▸ **DESCRIPTION OF THE TASK**: Copy out all lines in the data below containing the string "matplotlib".

▸ **STORED ROWS**:
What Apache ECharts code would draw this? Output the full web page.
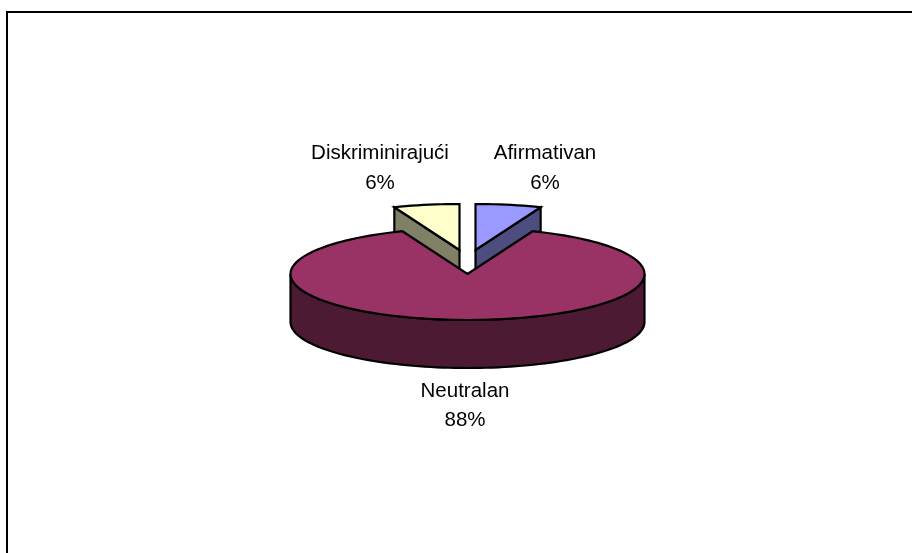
<!DOCTYPE html>
<html>
<head>
<meta charset="utf-8">
<style>html,body{margin:0;padding:0;background:#fff}#c{width:912px;height:553px}</style>
<script src="https://cdn.jsdelivr.net/npm/echarts@6/dist/echarts.min.js"></script>
</head>
<body>
<div id="c"></div>
<script>
var categories = ['Afirmativan', 'Neutralan', 'Diskriminirajući'];
var values = [6, 88, 6];
var topColors = ['#9999FF', '#993366', '#FFFFCC'];
var sideColors = ['#4D4D80', '#4D1A33', '#808066'];

var CX = 467.5, CY = 274, RX = 177, RY = 46, DEPTH = 48;
var EXPLODE_X = 8, EXPLODE_Y = 24;
var FONT = '"Liberation Sans", Arial, sans-serif';
var total = values.reduce(function (a, b) { return a + b; }, 0);

function pt(cx, cy, deg) {
  var r = deg * Math.PI / 180;
  return [cx + RX * Math.sin(r), cy - RY * Math.cos(r)];
}
function arc(cx, cy, a0, a1) {
  var out = [], n = Math.max(2, Math.ceil(Math.abs(a1 - a0) / 2));
  for (var i = 0; i <= n; i++) out.push(pt(cx, cy, a0 + (a1 - a0) * i / n));
  return out;
}
function labelEl(text, x, y, z2) {
  return {
    type: 'text', z2: z2,
    style: { text: text, x: x, y: y, fill: '#000', font: '20.5px ' + FONT, align: 'center', verticalAlign: 'middle' }
  };
}
var BORDER = { stroke: '#000', lineWidth: 2.2, lineJoin: 'miter' };
function face(points, fill, z2) {
  return {
    type: 'polygon', z2: z2,
    shape: { points: points },
    style: Object.assign({ fill: fill }, BORDER)
  };
}

function renderItem(params, api) {
  var i = params.dataIndex, v = api.value(0), start = 0;
  for (var k = 0; k < i; k++) start += values[k];
  var a0 = start / total * 360, a1 = (start + v) / total * 360, mid = (a0 + a1) / 2;
  var small = a1 - a0 < 180;
  var side = Math.sin(mid * Math.PI / 180) >= 0 ? 1 : -1;
  var cx = CX + (small ? side * EXPLODE_X : 0), cy = CY - (small ? EXPLODE_Y : 0);
  var children = [];
  var z = small ? 1 : 5;
  if (small) {
    var wallAngle = side > 0 ? a1 : a0;
    var e = pt(cx, cy, wallAngle);
    children.push(face([[cx, cy], e, [e[0], e[1] + DEPTH], [cx, cy + DEPTH]], sideColors[i], z));
    children.push(face([[cx, cy]].concat(arc(cx, cy, a0, a1)), topColors[i], z + 1));
    var lx = side > 0 ? 545 : 380;
    children.push(labelEl(categories[i], lx, 153, 9));
    children.push(labelEl(v + '%', lx, 183, 9));
  } else {
    var front = arc(cx, cy, 90, 270);
    var low = front.map(function (p) { return [p[0], p[1] + DEPTH]; }).reverse();
    children.push(face(front.concat(low), sideColors[i], z));
    children.push(face([[cx, cy]].concat(arc(cx, cy, a0, a1)), topColors[i], z + 1));
    children.push(labelEl(categories[i], 465, 391, 9));
    children.push(labelEl(v + '%', 465, 420, 9));
  }
  return { type: 'group', children: children };
}

var chart = echarts.init(document.getElementById('c'), null, { renderer: 'canvas' });
chart.setOption({
  animation: false,
  backgroundColor: '#fff',
  graphic: [{
    type: 'polyline',
    shape: { points: [[7, 553], [7, 12], [912, 12]] },
    style: { stroke: '#000', lineWidth: 2, fill: null }
  }],
  series: [{
    type: 'custom',
    coordinateSystem: 'none',
    renderItem: renderItem,
    data: values.map(function (v, i) { return { name: categories[i], value: [v] }; })
  }]
});
</script>
</body>
</html>
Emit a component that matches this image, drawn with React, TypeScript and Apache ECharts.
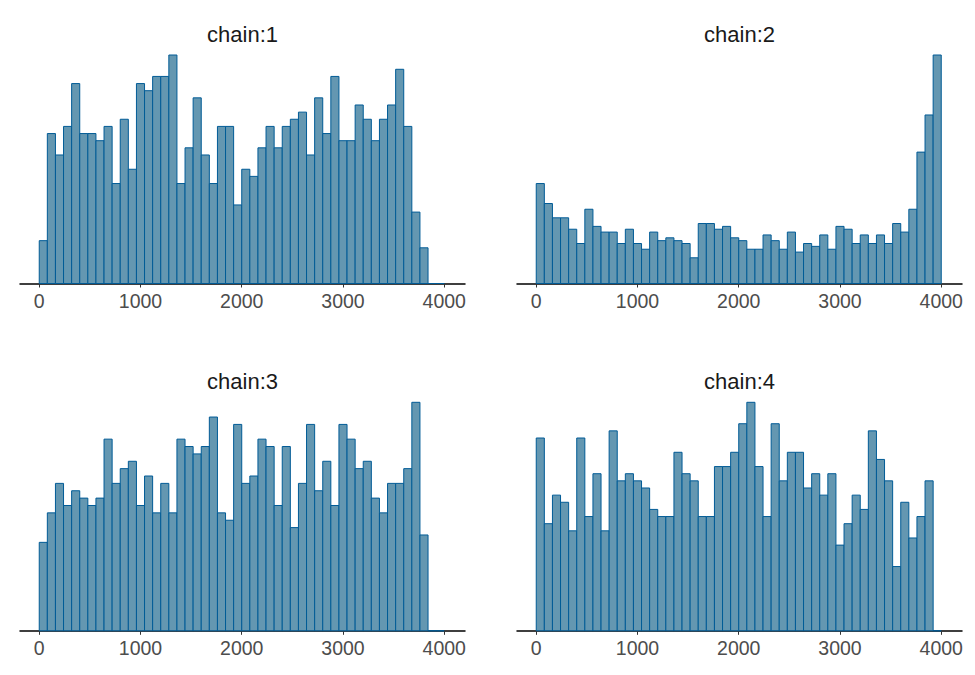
import React, { useEffect, useRef } from "react";
import * as echarts from "echarts";

const chainTitles = ["chain:1", "chain:2", "chain:3", "chain:4"];
const binWidth = 80;
const tickValues = [0, 1000, 2000, 3000, 4000];

const chain1 = [6, 21, 18, 22, 28, 21, 21, 20, 22, 14, 23, 16, 28, 27, 29, 29, 32, 14, 19, 26, 18, 14, 22, 22, 11, 16, 15, 19, 22, 19, 22, 23, 24, 18, 26, 21, 29, 20, 20, 25, 23, 20, 23, 25, 30, 22, 10, 5, 0, 0];
const chain2 = [35, 28, 23, 23, 19, 14, 26, 20, 18, 18, 14, 19, 14, 12, 18, 15, 16, 15, 14, 9, 21, 21, 19, 20, 16, 15, 12, 12, 17, 15, 12, 18, 11, 14, 13, 17, 12, 20, 19, 14, 17, 14, 17, 14, 21, 18, 26, 46, 59, 80];
const chain3 = [12, 16, 20, 17, 19, 18, 17, 18, 26, 20, 22, 23, 17, 21, 16, 20, 16, 26, 25, 24, 25, 29, 16, 15, 28, 20, 21, 26, 25, 17, 25, 14, 20, 28, 19, 23, 17, 28, 26, 22, 23, 18, 16, 20, 20, 22, 31, 13, 0, 0];
const chain4 = [27, 15, 19, 18, 14, 27, 16, 22, 14, 28, 21, 22, 21, 20, 17, 16, 16, 25, 22, 21, 16, 16, 23, 23, 25, 29, 32, 23, 16, 29, 21, 25, 25, 20, 22, 19, 22, 12, 15, 19, 17, 28, 24, 21, 9, 18, 13, 16, 21, 0];

const chains = [chain1, chain2, chain3, chain4];

const panelLeft = [20, 517, 20, 517];
const panelTop = [55, 55, 402.3, 402.3];
const panelWidth = 445;
const panelHeight = 228.5;

export default function App() {
  const ref = useRef<HTMLDivElement>(null);
  useEffect(() => {
    if (!ref.current) return;
    const chart = echarts.init(ref.current, undefined, { renderer: "svg" });
    const font = "'Liberation Sans', Arial, Helvetica, sans-serif";
    const grids = chains.map((_, i) => ({
      left: panelLeft[i],
      top: panelTop[i],
      width: panelWidth,
      height: panelHeight,
    }));
    const xAxes = chains.map((_, i) => ({
      type: "value",
      gridIndex: i,
      min: -190,
      max: 4205,
      splitLine: { show: false },
      axisLine: { show: true, onZero: false, lineStyle: { color: "#000", width: 1.5 } },
      axisTick: { show: true, length: 4, customValues: tickValues, lineStyle: { color: "#333", width: 1 } },
      axisLabel: {
        customValues: tickValues,
        color: "#4d4d4d",
        fontSize: 19.5,
        fontFamily: font,
        margin: 7,
        formatter: (v: number) => String(v),
      },
    }));
    const yAxes = chains.map((_, i) => ({
      type: "value",
      gridIndex: i,
      min: 0,
      max: "dataMax",
      show: false,
      splitLine: { show: false },
    }));
    const series = chains.map((counts, i) => ({
      type: "custom",
      xAxisIndex: i,
      yAxisIndex: i,
      data: counts.map((c, k) => [k * binWidth, (k + 1) * binWidth, c]),
      encode: { x: [0, 1], y: 2 },
      renderItem: (params: any, api: any) => {
        const x0 = api.value(0);
        const x1 = api.value(1);
        const y = api.value(2);
        const p0 = api.coord([x0, y]);
        const p1 = api.coord([x1, 0]);
        return {
          type: "rect",
          shape: { x: p0[0], y: p0[1], width: p1[0] - p0[0], height: p1[1] - p0[1] },
          style: { fill: "#6497b1", stroke: "#005b96", lineWidth: 1 },
        };
      },
    }));
    const titles = chainTitles.map((t, i) => ({
      type: "text",
      x: panelLeft[i] + panelWidth / 2,
      y: panelTop[i] - 21,
      style: {
        text: t,
        fill: "#1a1a1a",
        font: `22px ${font}`,
        textAlign: "center",
        textVerticalAlign: "middle",
      },
    }));
    chart.setOption({
      animation: false,
      backgroundColor: "#ffffff",
      grid: grids,
      xAxis: xAxes,
      yAxis: yAxes,
      series,
      graphic: titles,
    });
    return () => chart.dispose();
  }, []);
  return (
    <div
      ref={ref}
      style={{ position: "fixed", left: 0, top: 0, width: 975, height: 675 }}
    />
  );
}
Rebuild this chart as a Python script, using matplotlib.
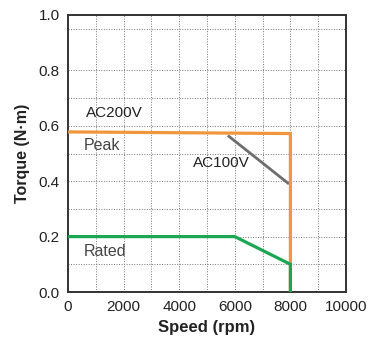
import matplotlib
matplotlib.use("Agg")
import matplotlib.pyplot as plt

# Data
peak200_speed = [0, 8000, 8000]
peak200_torque = [0.578, 0.572, 0.0]
peak100_speed = [5750, 7950]
peak100_torque = [0.565, 0.39]
rated_speed = [0, 6000, 8000, 8000]
rated_torque = [0.2, 0.2, 0.1, 0.0]
xticks = [0, 2000, 4000, 6000, 8000, 10000]
yticks = [0.0, 0.2, 0.4, 0.6, 0.8, 1.0]
xgrid = [1000, 2000, 3000, 4000, 5000, 6000, 7000, 8000, 9000]
ygrid = [0.1, 0.2, 0.3, 0.4, 0.5, 0.6, 0.7, 0.8, 0.95]

plt.rcParams['font.family'] = ['Liberation Sans', 'DejaVu Sans']

fig = plt.figure(figsize=(3.7, 3.43), dpi=100)
ax = fig.add_axes([68/370, 1-292/343, (346-68)/370, (292-15)/343])

for g in xgrid:
    ax.axvline(g, color='#777777', lw=0.7, ls=(0, (1, 1.6)), zorder=1)
for g in ygrid:
    ax.axhline(g, color='#777777', lw=0.7, ls=(0, (1, 1.6)), zorder=1)

ax.plot(peak100_speed, peak100_torque, color='#6d6d6d', lw=2.0, zorder=3, solid_capstyle='butt')
ax.plot(peak200_speed, peak200_torque, color='#f0963c', lw=2.3, zorder=4, solid_joinstyle='miter')
ax.plot(rated_speed, rated_torque, color='#1aa653', lw=2.3, zorder=4, solid_joinstyle='miter')

ax.set_xlim(0, 10000)
ax.set_ylim(0, 1.0)
ax.set_xticks(xticks)
ax.set_yticks(yticks)
ax.set_yticklabels([f"{v:.1f}" for v in yticks])
ax.tick_params(length=0, labelsize=11, colors='#222222', pad=6)
for s in ax.spines.values():
    s.set_color('#333333')
    s.set_linewidth(1.4)

ax.set_xlabel('Speed (rpm)', fontsize=12, fontweight='bold', color='#222222', labelpad=4)
ax.set_ylabel('Torque (N·m)', fontsize=11.5, fontweight='bold', color='#222222', labelpad=6)

ax.text(650, 0.645, 'AC200V', fontsize=11, color='#222222', va='center', ha='left')
ax.text(4500, 0.467, 'AC100V', fontsize=11, color='#222222', va='center', ha='left')
narrow = ['Liberation Sans Narrow', 'Liberation Sans', 'DejaVu Sans']
ax.text(550, 0.53, 'Peak', fontsize=11.5, color='#444444', va='center', ha='left', family=narrow)
ax.text(550, 0.145, 'Rated', fontsize=11.5, color='#444444', va='center', ha='left', family=narrow)

fig.savefig('out.png', dpi=100)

▸ **RESPONSE**:
Rebuild this chart as a Python script, using matplotlib.
import matplotlib
matplotlib.use("Agg")
import matplotlib.pyplot as plt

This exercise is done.